Using SpaCy with multiprocessing leaks memory, so the memory usage will continously increase during each epoch and reset at the end. So you will have to set `train_size` to a size that corresponds to how much memory is available. `500_000` works well in Colab.


In [None]:
hparams.gpus = 1
hparams.max_epochs = 4
hparams.train_size = 500_000
hparams.predict_indices = [0, 1] # which split levels of the labeler to predict
# how to weigh the selected indices
# in general sentence boundary detection should be weighed the highest
hparams.level_weights = [0.1, 2.0]

Instantiate the network.

In [None]:
model = Network(
  text_dataset,
  labeler,
  hparams,
)
model

Instantiate the `pl.trainer.Trainer`.

In [None]:
trainer = Trainer.from_argparse_args(hparams)

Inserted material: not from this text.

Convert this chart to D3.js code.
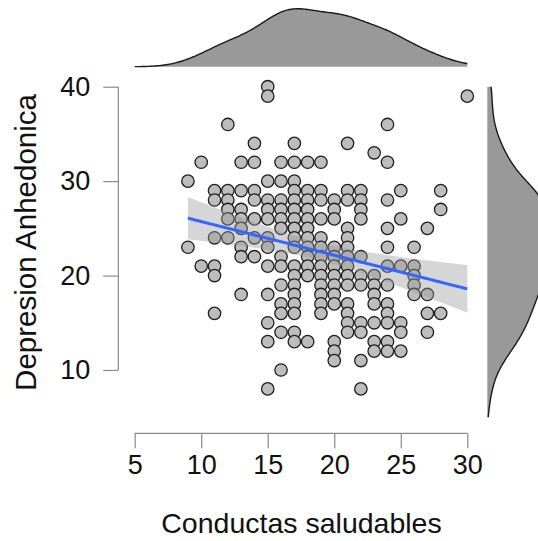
<!DOCTYPE html>
<html>
<head>
<meta charset="utf-8">
<script src="https://cdn.jsdelivr.net/npm/d3@7"></script>
<style>
  html, body { margin: 0; padding: 0; background: #fff; }
  svg { display: block; font-family: "Liberation Sans", Arial, sans-serif; }
</style>
</head>
<body>
<svg id="chart" width="538" height="541"></svg>
<script>
// Conductas saludables scores, one entry per column of points
const conductasCols = [9, 10, 11, 12, 13, 14, 15, 16, 17, 18, 19, 20, 21, 22, 23, 24, 25, 26, 27, 28, 30];
// Depresion Anhedonica scores observed at each Conductas value
const anhedoniaCols = [
  [30, 23],
  [32, 21],
  [29, 28, 24, 21, 20, 16],
  [36, 29, 28, 27, 26, 24],
  [32, 29, 27, 26, 25, 23, 22, 18],
  [34, 32, 29, 28, 26, 24, 22],
  [40, 39, 30, 28, 27, 26, 24, 23, 21, 18, 15, 13, 8],
  [32, 30, 28, 27, 26, 25, 22, 21, 19, 17, 16, 14, 10],
  [34, 32, 30, 29, 28, 27, 26, 25, 24, 23, 21, 20, 19, 18, 17, 16, 14, 13],
  [32, 29, 28, 27, 26, 25, 24, 23, 22, 21, 20, 13],
  [32, 29, 28, 26, 24, 23, 22, 21, 20, 19, 18, 17, 16],
  [28, 27, 26, 23, 22, 21, 20, 19, 18, 17, 13, 12, 11],
  [34, 29, 28, 25, 24, 23, 22, 21, 20, 19, 17, 16, 15, 14],
  [29, 28, 27, 26, 22, 20, 19, 15, 14, 11, 8],
  [33, 20, 19, 18, 17, 15, 13, 12],
  [36, 32, 28, 25, 23, 21, 19, 17, 16, 15, 13, 12],
  [29, 26, 21, 15, 14, 12],
  [23, 21, 20, 19, 18],
  [25, 18, 16, 14],
  [29, 27, 16],
  [39]
];
const xTicks = [5, 10, 15, 20, 25, 30];
const yTicks = [10, 20, 30, 40];
const xLabel = "Conductas saludables";
const yLabel = "Depresion Anhedonica";

// flatten columns into observation pairs
const data = [];
conductasCols.forEach((cx, i) => anhedoniaCols[i].forEach(v => data.push({ x: cx, y: v })));

const svg = d3.select("#chart");

const x = d3.scaleLinear().domain([5, 30]).range([134.7, 467.3]);
const y = d3.scaleLinear().domain([10, 40]).range([370, 86.7]);

// ---- axes (range-frame style, grey lines) ----
const axisColor = "#8a8a8a";
const xAxis = d3.axisBottom(x).tickValues(xTicks).tickSize(15).tickPadding(10).tickFormat(d3.format("d"));
const gx = svg.append("g").attr("transform", "translate(0,433.3)").call(xAxis);
gx.select(".domain").attr("stroke", axisColor).attr("stroke-width", 1.2)
  .attr("d", `M${x(5)},0H${x(30)}`);
gx.selectAll(".tick line").attr("stroke", axisColor).attr("stroke-width", 1.2);
gx.selectAll(".tick text").attr("fill", "#111").attr("font-size", 27)
  .attr("font-family", "Liberation Sans, Arial, sans-serif").attr("dy", "0.71em").attr("y", 22);

const yAxis = d3.axisLeft(y).tickValues(yTicks).tickSize(15).tickPadding(13).tickFormat(d3.format("d"));
const gy = svg.append("g").attr("transform", "translate(118.3,0)").call(yAxis);
gy.select(".domain").attr("stroke", axisColor).attr("stroke-width", 1.2)
  .attr("d", `M0,${y(10)}V${y(40)}`);
gy.selectAll(".tick line").attr("stroke", axisColor).attr("stroke-width", 1.2);
gy.selectAll(".tick text").attr("fill", "#111").attr("font-size", 27)
  .attr("font-family", "Liberation Sans, Arial, sans-serif");

svg.append("text")
  .attr("x", 301.5).attr("y", 533)
  .attr("text-anchor", "middle")
  .attr("font-size", 28.5).attr("fill", "#111")
  .text(xLabel);

svg.append("text")
  .attr("transform", "translate(35.5,242.5) rotate(-90)")
  .attr("text-anchor", "middle")
  .attr("font-size", 29.5).attr("fill", "#111")
  .text(yLabel);

// ---- scatter points ----
svg.append("g").selectAll("circle").data(data).join("circle")
  .attr("cx", d => x(d.x)).attr("cy", d => y(d.y)).attr("r", 6.2)
  .attr("fill", "#bdbdbd").attr("stroke", "#1e1e1e").attr("stroke-width", 1.3);

// ---- linear fit with 95% confidence band ----
const n = data.length;
const mx = d3.mean(data, d => d.x), my = d3.mean(data, d => d.y);
const sxx = d3.sum(data, d => (d.x - mx) ** 2);
const sxy = d3.sum(data, d => (d.x - mx) * (d.y - my));
const slope = sxy / sxx, intercept = my - slope * mx;
const s = Math.sqrt(d3.sum(data, d => (d.y - intercept - slope * d.x) ** 2) / (n - 2));
const tq = 1.973;
const [xmin, xmax] = d3.extent(data, d => d.x);
const fit = d3.range(0, 81).map(i => {
  const xv = xmin + (xmax - xmin) * i / 80;
  const yv = intercept + slope * xv;
  const se = s * Math.sqrt(1 / n + (xv - mx) ** 2 / sxx);
  return { x: xv, y: yv, lo: yv - tq * se, hi: yv + tq * se };
});

svg.append("path").datum(fit)
  .attr("d", d3.area().x(d => x(d.x)).y0(d => y(d.lo)).y1(d => y(d.hi)))
  .attr("fill", "#999999").attr("fill-opacity", 0.4);

svg.append("path").datum(fit)
  .attr("d", d3.line().x(d => x(d.x)).y(d => y(d.y)))
  .attr("fill", "none").attr("stroke", "#3366FF").attr("stroke-width", 3);

// ---- marginal densities (Gaussian KDE, Silverman bandwidth) ----
function bwNrd0(vals) {
  const sd = d3.deviation(vals);
  const q = d3.quantile(vals.slice().sort(d3.ascending), 0.75) - d3.quantile(vals.slice().sort(d3.ascending), 0.25);
  return 0.9 * Math.min(sd, q / 1.34) * Math.pow(vals.length, -0.2);
}
function kde(vals, lo, hi, m) {
  const h = bwNrd0(vals);
  return d3.range(0, m + 1).map(i => {
    const t = lo + (hi - lo) * i / m;
    const dens = d3.sum(vals, v => Math.exp(-0.5 * ((t - v) / h) ** 2)) / (vals.length * h * Math.sqrt(2 * Math.PI));
    return [t, dens];
  });
}

const xs = data.map(d => d.x), ys = data.map(d => d.y);
const topDens = kde(xs, 5, 30, 200);
const rightDens = kde(ys, 5, 40, 200);

const topBase = 66.7, topPeak = 58;
const hTop = d3.scaleLinear().domain([0, d3.max(topDens, d => d[1])]).range([topBase, topBase - topPeak]);
svg.append("path").datum(topDens)
  .attr("d", d3.area().x(d => x(d[0])).y0(topBase).y1(d => hTop(d[1])).curve(d3.curveBasis))
  .attr("fill", "#999999");
svg.append("path").datum(topDens)
  .attr("d", d3.line().x(d => x(d[0])).y(d => hTop(d[1])).curve(d3.curveBasis))
  .attr("fill", "none").attr("stroke", "#1a1a1a").attr("stroke-width", 1.4);

const yRight = d3.scaleLinear().domain([10, 40]).range([370, 86.7]);
const rightBase = 487.3, rightPeak = 58;
const wRight = d3.scaleLinear().domain([0, d3.max(rightDens, d => d[1])]).range([rightBase, rightBase + rightPeak]);
svg.append("path").datum(rightDens)
  .attr("d", d3.area().y(d => yRight(d[0])).x0(rightBase).x1(d => wRight(d[1])).curve(d3.curveBasis))
  .attr("fill", "#999999");
svg.append("path").datum(rightDens)
  .attr("d", d3.line().y(d => yRight(d[0])).x(d => wRight(d[1])).curve(d3.curveBasis))
  .attr("fill", "none").attr("stroke", "#1a1a1a").attr("stroke-width", 1.4);
</script>
</body>
</html>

And fit the model. Each row of the f1 and precision scores corresponds to each tokenizer of the `Labeler`.

In [None]:
trainer.fit(model)

Finally, store the trained model somewhere. This saves a `.onnx` export of the model in the specified directory.

In [None]:
# onnx metadata which determines how to use the prediction indices to split text
metadata = {
    "split_sequence": json.dumps(
        {
            "instructions": [
                ["Sentence", {"PredictionIndex": 0}],
                ["Token", {"PredictionIndex": 1}],
                ["_Whitespace", {"Function": "whitespace"}],
            ]
        }
    )
}
model.store("en", metadata)

# Load the model in NNSplit

First, install NNSplit.

In [None]:
!pip install nnsplit

In [None]:
from nnsplit import NNSplit

Instantiate the splitter.

In [None]:
splitter = NNSplit("en/model.onnx", use_cuda=True)

And split a text!

In [None]:
splits = splitter.split(["This is a test This is another test."])[0]
splits

The public API of NNSplit has changed significantly, making it much easier to use now. Everything is a `nnsplit.Split` which can be iterated over or stringified with `str(...)`.

In [None]:
for sentence in splits:
    print(str(sentence).ljust(30), type(sentence))

Or if you want to go token-level:

In [None]:
for sentence in splits:
    for token in sentence:
        print(str(token).ljust(10), repr(token).ljust(30), type(token))

    print()

Until the smallest unit, which then returns a `str` instead of an `nnsplit.Split`.

In [None]:
for sentence in splits:
    for [text, whitespace] in sentence:
        print(text.ljust(10), type(text))
        print(f'"{whitespace}"'.ljust(10), type(whitespace))
        print()

Finally, for some benchmarks: If you are running `NNSplit` on GPU, you can increase the speed on large datasets by using a big batch size.

In [None]:
splitter = NNSplit("en/model.onnx", use_cuda=True, batch_size=2**14)

In [None]:
text = "This is a test This is another test."

%timeit splitter.split([text])[0]
%timeit splitter.split([text] * 100)[0]
%timeit splitter.split([text] * 1000)[0]
%timeit splitter.split([text] * 10_000)[0]

And voilà! Splitting 10000 short texts in less than 400 milliseconds.